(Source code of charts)
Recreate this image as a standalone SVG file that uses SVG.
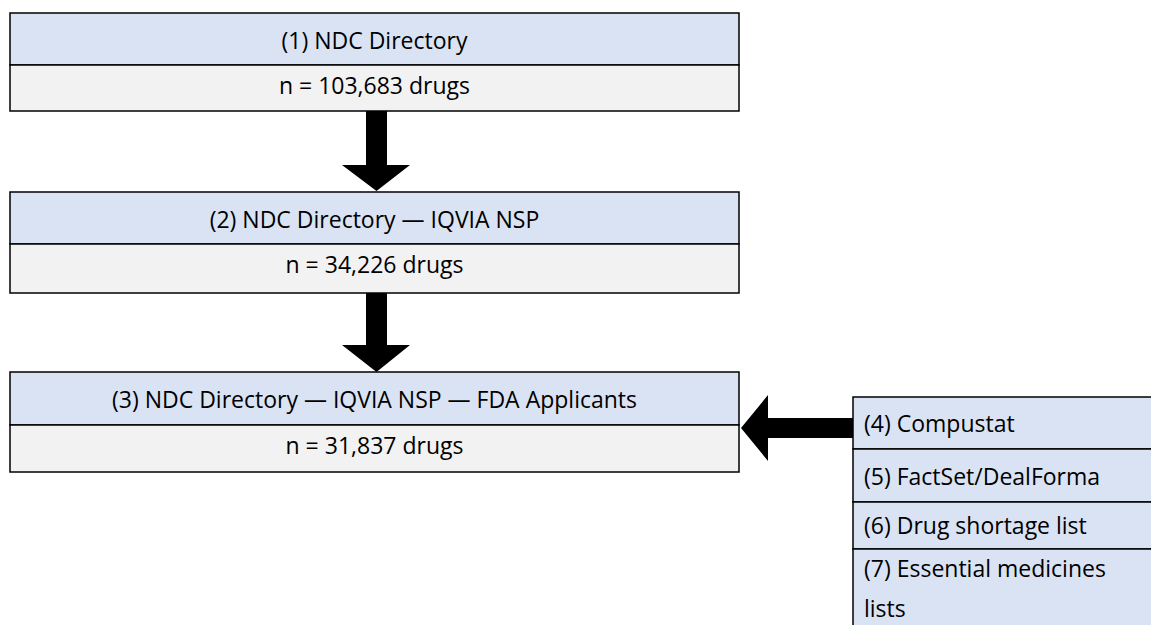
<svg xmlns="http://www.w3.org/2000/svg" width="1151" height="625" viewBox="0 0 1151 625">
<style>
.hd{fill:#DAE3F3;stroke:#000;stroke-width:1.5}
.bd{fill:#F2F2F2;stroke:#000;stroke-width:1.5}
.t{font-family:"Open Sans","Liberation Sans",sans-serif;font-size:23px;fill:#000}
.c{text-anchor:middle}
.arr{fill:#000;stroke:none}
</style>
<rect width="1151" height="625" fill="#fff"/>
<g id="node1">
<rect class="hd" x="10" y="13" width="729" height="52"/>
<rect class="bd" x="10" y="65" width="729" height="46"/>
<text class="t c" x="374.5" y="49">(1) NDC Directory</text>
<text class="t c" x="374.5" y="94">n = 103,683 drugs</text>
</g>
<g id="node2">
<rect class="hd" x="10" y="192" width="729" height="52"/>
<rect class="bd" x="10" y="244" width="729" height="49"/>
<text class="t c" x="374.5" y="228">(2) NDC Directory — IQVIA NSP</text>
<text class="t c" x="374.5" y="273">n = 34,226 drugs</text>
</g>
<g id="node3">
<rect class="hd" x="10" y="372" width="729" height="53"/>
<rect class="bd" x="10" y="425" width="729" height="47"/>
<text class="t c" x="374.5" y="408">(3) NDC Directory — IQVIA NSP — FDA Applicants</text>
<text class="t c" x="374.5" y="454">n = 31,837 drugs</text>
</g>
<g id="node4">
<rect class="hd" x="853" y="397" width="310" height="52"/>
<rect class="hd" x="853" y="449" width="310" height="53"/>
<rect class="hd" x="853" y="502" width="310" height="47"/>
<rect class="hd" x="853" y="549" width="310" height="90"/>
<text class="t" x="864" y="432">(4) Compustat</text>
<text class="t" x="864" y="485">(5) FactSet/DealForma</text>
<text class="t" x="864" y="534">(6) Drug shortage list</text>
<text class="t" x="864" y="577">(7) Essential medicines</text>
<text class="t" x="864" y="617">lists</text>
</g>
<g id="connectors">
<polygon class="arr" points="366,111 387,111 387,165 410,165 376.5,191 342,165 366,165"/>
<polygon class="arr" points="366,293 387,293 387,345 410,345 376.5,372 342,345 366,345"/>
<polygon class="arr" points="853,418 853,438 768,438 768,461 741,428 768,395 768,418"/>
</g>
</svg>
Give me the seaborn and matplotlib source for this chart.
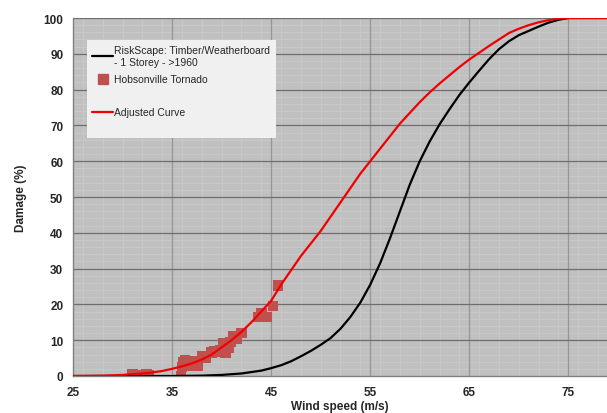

> [Work to complete]:
Without the pictures, transcribe the listing above exactly.

> [Answer to this task]:
Recreate this image as a standalone SVG file that uses SVG.
<svg xmlns="http://www.w3.org/2000/svg" width="1151" height="625" viewBox="0 0 1151 625">
<style>
.hd{fill:#DAE3F3;stroke:#000;stroke-width:1.5}
.bd{fill:#F2F2F2;stroke:#000;stroke-width:1.5}
.t{font-family:"Open Sans","Liberation Sans",sans-serif;font-size:23px;fill:#000}
.c{text-anchor:middle}
.arr{fill:#000;stroke:none}
</style>
<rect width="1151" height="625" fill="#fff"/>
<g id="node1">
<rect class="hd" x="10" y="13" width="729" height="52"/>
<rect class="bd" x="10" y="65" width="729" height="46"/>
<text class="t c" x="374.5" y="49">(1) NDC Directory</text>
<text class="t c" x="374.5" y="94">n = 103,683 drugs</text>
</g>
<g id="node2">
<rect class="hd" x="10" y="192" width="729" height="52"/>
<rect class="bd" x="10" y="244" width="729" height="49"/>
<text class="t c" x="374.5" y="228">(2) NDC Directory — IQVIA NSP</text>
<text class="t c" x="374.5" y="273">n = 34,226 drugs</text>
</g>
<g id="node3">
<rect class="hd" x="10" y="372" width="729" height="53"/>
<rect class="bd" x="10" y="425" width="729" height="47"/>
<text class="t c" x="374.5" y="408">(3) NDC Directory — IQVIA NSP — FDA Applicants</text>
<text class="t c" x="374.5" y="454">n = 31,837 drugs</text>
</g>
<g id="node4">
<rect class="hd" x="853" y="397" width="310" height="52"/>
<rect class="hd" x="853" y="449" width="310" height="53"/>
<rect class="hd" x="853" y="502" width="310" height="47"/>
<rect class="hd" x="853" y="549" width="310" height="90"/>
<text class="t" x="864" y="432">(4) Compustat</text>
<text class="t" x="864" y="485">(5) FactSet/DealForma</text>
<text class="t" x="864" y="534">(6) Drug shortage list</text>
<text class="t" x="864" y="577">(7) Essential medicines</text>
<text class="t" x="864" y="617">lists</text>
</g>
<g id="connectors">
<polygon class="arr" points="366,111 387,111 387,165 410,165 376.5,191 342,165 366,165"/>
<polygon class="arr" points="366,293 387,293 387,345 410,345 376.5,372 342,345 366,345"/>
<polygon class="arr" points="853,418 853,438 768,438 768,461 741,428 768,395 768,418"/>
</g>
</svg>
Give me the seaborn and matplotlib source for this chart.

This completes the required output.